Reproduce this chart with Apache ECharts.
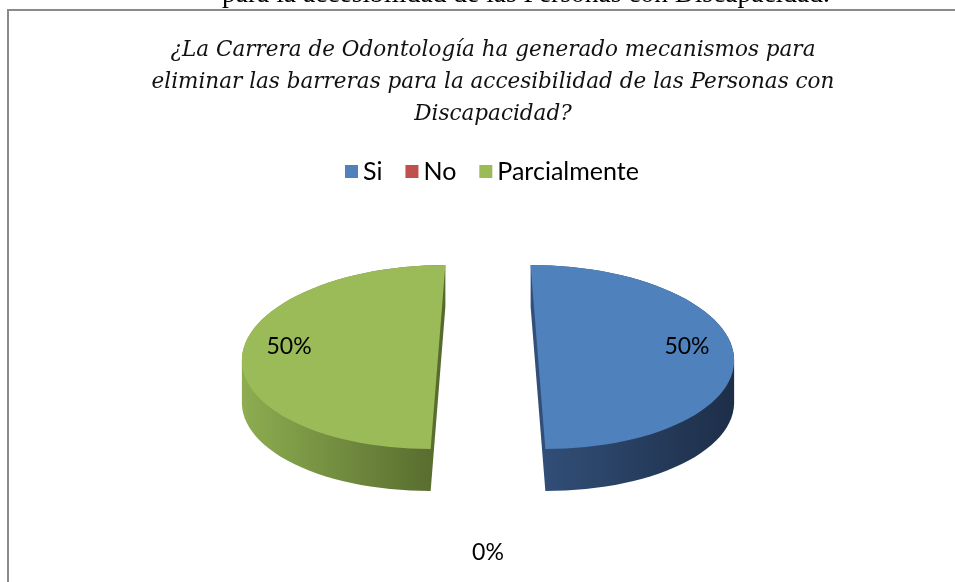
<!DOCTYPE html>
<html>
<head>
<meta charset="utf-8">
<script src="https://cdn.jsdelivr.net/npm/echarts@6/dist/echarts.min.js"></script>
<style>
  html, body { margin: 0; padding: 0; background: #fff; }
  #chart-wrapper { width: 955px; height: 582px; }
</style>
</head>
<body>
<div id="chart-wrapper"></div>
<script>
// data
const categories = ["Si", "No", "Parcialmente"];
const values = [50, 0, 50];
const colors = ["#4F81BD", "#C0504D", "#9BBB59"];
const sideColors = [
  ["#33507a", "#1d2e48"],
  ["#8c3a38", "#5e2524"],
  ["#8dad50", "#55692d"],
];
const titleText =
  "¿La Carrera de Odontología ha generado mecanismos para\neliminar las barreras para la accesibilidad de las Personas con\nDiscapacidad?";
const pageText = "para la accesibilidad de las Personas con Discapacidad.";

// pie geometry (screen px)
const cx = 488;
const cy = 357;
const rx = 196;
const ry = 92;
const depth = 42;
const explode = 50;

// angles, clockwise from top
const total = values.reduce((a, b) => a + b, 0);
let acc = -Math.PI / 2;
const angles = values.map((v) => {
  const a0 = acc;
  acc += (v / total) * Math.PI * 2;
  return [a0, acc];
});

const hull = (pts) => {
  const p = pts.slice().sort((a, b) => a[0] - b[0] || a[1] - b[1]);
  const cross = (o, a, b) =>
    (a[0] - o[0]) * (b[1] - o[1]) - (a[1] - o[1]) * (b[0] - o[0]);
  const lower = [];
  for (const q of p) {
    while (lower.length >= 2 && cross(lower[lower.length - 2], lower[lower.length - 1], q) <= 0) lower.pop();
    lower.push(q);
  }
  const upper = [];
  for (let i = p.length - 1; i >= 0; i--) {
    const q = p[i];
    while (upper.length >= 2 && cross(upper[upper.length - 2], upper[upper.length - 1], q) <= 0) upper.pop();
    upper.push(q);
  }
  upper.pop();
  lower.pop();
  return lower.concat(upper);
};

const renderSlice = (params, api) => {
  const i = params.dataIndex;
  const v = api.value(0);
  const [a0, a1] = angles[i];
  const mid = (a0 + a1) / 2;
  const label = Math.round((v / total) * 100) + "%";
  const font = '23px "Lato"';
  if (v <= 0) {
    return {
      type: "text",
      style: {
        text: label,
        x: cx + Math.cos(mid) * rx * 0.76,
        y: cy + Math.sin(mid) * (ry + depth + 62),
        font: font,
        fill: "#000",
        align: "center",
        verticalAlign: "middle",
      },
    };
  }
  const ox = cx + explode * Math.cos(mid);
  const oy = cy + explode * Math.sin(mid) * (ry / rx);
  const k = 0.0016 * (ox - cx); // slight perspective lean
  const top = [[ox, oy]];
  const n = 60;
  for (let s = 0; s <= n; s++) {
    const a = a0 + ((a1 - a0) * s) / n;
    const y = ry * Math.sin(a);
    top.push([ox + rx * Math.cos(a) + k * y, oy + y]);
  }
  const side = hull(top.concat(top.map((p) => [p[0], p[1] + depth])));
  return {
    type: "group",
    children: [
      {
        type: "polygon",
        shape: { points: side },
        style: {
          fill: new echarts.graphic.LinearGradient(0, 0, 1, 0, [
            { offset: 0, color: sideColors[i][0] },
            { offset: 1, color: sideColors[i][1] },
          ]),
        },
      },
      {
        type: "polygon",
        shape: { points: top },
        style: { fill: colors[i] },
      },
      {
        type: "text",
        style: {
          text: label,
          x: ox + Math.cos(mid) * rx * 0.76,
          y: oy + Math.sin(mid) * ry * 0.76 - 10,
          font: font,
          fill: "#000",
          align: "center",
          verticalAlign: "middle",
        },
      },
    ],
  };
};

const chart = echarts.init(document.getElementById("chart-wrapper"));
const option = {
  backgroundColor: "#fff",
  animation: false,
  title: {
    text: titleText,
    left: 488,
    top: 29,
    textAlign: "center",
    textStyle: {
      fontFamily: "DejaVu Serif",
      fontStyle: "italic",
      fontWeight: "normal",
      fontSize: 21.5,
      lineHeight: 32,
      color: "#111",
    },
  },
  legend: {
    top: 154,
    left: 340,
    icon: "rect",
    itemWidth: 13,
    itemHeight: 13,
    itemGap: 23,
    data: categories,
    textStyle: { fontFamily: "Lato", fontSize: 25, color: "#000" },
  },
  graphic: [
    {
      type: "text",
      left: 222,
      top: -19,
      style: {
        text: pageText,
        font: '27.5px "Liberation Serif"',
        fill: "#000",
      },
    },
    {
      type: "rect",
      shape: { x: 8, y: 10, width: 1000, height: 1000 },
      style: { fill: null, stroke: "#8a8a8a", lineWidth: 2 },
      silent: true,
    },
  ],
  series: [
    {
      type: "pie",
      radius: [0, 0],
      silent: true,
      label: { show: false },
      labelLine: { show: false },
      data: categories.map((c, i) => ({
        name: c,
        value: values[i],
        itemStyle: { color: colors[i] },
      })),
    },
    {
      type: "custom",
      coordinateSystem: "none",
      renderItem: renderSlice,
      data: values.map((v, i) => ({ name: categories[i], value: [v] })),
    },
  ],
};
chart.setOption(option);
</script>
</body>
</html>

:::::

▸ Short exercise:
All of the data above should be quoted exactly, except for the pictures.

▸ Written response:
Reproduce this chart with Apache ECharts.
<!DOCTYPE html>
<html>
<head>
<meta charset="utf-8">
<script src="https://cdn.jsdelivr.net/npm/echarts@6/dist/echarts.min.js"></script>
<style>
  html, body { margin: 0; padding: 0; background: #fff; }
  #chart-wrapper { width: 955px; height: 582px; }
</style>
</head>
<body>
<div id="chart-wrapper"></div>
<script>
// data
const categories = ["Si", "No", "Parcialmente"];
const values = [50, 0, 50];
const colors = ["#4F81BD", "#C0504D", "#9BBB59"];
const sideColors = [
  ["#33507a", "#1d2e48"],
  ["#8c3a38", "#5e2524"],
  ["#8dad50", "#55692d"],
];
const titleText =
  "¿La Carrera de Odontología ha generado mecanismos para\neliminar las barreras para la accesibilidad de las Personas con\nDiscapacidad?";
const pageText = "para la accesibilidad de las Personas con Discapacidad.";

// pie geometry (screen px)
const cx = 488;
const cy = 357;
const rx = 196;
const ry = 92;
const depth = 42;
const explode = 50;

// angles, clockwise from top
const total = values.reduce((a, b) => a + b, 0);
let acc = -Math.PI / 2;
const angles = values.map((v) => {
  const a0 = acc;
  acc += (v / total) * Math.PI * 2;
  return [a0, acc];
});

const hull = (pts) => {
  const p = pts.slice().sort((a, b) => a[0] - b[0] || a[1] - b[1]);
  const cross = (o, a, b) =>
    (a[0] - o[0]) * (b[1] - o[1]) - (a[1] - o[1]) * (b[0] - o[0]);
  const lower = [];
  for (const q of p) {
    while (lower.length >= 2 && cross(lower[lower.length - 2], lower[lower.length - 1], q) <= 0) lower.pop();
    lower.push(q);
  }
  const upper = [];
  for (let i = p.length - 1; i >= 0; i--) {
    const q = p[i];
    while (upper.length >= 2 && cross(upper[upper.length - 2], upper[upper.length - 1], q) <= 0) upper.pop();
    upper.push(q);
  }
  upper.pop();
  lower.pop();
  return lower.concat(upper);
};

const renderSlice = (params, api) => {
  const i = params.dataIndex;
  const v = api.value(0);
  const [a0, a1] = angles[i];
  const mid = (a0 + a1) / 2;
  const label = Math.round((v / total) * 100) + "%";
  const font = '23px "Lato"';
  if (v <= 0) {
    return {
      type: "text",
      style: {
        text: label,
        x: cx + Math.cos(mid) * rx * 0.76,
        y: cy + Math.sin(mid) * (ry + depth + 62),
        font: font,
        fill: "#000",
        align: "center",
        verticalAlign: "middle",
      },
    };
  }
  const ox = cx + explode * Math.cos(mid);
  const oy = cy + explode * Math.sin(mid) * (ry / rx);
  const k = 0.0016 * (ox - cx); // slight perspective lean
  const top = [[ox, oy]];
  const n = 60;
  for (let s = 0; s <= n; s++) {
    const a = a0 + ((a1 - a0) * s) / n;
    const y = ry * Math.sin(a);
    top.push([ox + rx * Math.cos(a) + k * y, oy + y]);
  }
  const side = hull(top.concat(top.map((p) => [p[0], p[1] + depth])));
  return {
    type: "group",
    children: [
      {
        type: "polygon",
        shape: { points: side },
        style: {
          fill: new echarts.graphic.LinearGradient(0, 0, 1, 0, [
            { offset: 0, color: sideColors[i][0] },
            { offset: 1, color: sideColors[i][1] },
          ]),
        },
      },
      {
        type: "polygon",
        shape: { points: top },
        style: { fill: colors[i] },
      },
      {
        type: "text",
        style: {
          text: label,
          x: ox + Math.cos(mid) * rx * 0.76,
          y: oy + Math.sin(mid) * ry * 0.76 - 10,
          font: font,
          fill: "#000",
          align: "center",
          verticalAlign: "middle",
        },
      },
    ],
  };
};

const chart = echarts.init(document.getElementById("chart-wrapper"));
const option = {
  backgroundColor: "#fff",
  animation: false,
  title: {
    text: titleText,
    left: 488,
    top: 29,
    textAlign: "center",
    textStyle: {
      fontFamily: "DejaVu Serif",
      fontStyle: "italic",
      fontWeight: "normal",
      fontSize: 21.5,
      lineHeight: 32,
      color: "#111",
    },
  },
  legend: {
    top: 154,
    left: 340,
    icon: "rect",
    itemWidth: 13,
    itemHeight: 13,
    itemGap: 23,
    data: categories,
    textStyle: { fontFamily: "Lato", fontSize: 25, color: "#000" },
  },
  graphic: [
    {
      type: "text",
      left: 222,
      top: -19,
      style: {
        text: pageText,
        font: '27.5px "Liberation Serif"',
        fill: "#000",
      },
    },
    {
      type: "rect",
      shape: { x: 8, y: 10, width: 1000, height: 1000 },
      style: { fill: null, stroke: "#8a8a8a", lineWidth: 2 },
      silent: true,
    },
  ],
  series: [
    {
      type: "pie",
      radius: [0, 0],
      silent: true,
      label: { show: false },
      labelLine: { show: false },
      data: categories.map((c, i) => ({
        name: c,
        value: values[i],
        itemStyle: { color: colors[i] },
      })),
    },
    {
      type: "custom",
      coordinateSystem: "none",
      renderItem: renderSlice,
      data: values.map((v, i) => ({ name: categories[i], value: [v] })),
    },
  ],
};
chart.setOption(option);
</script>
</body>
</html>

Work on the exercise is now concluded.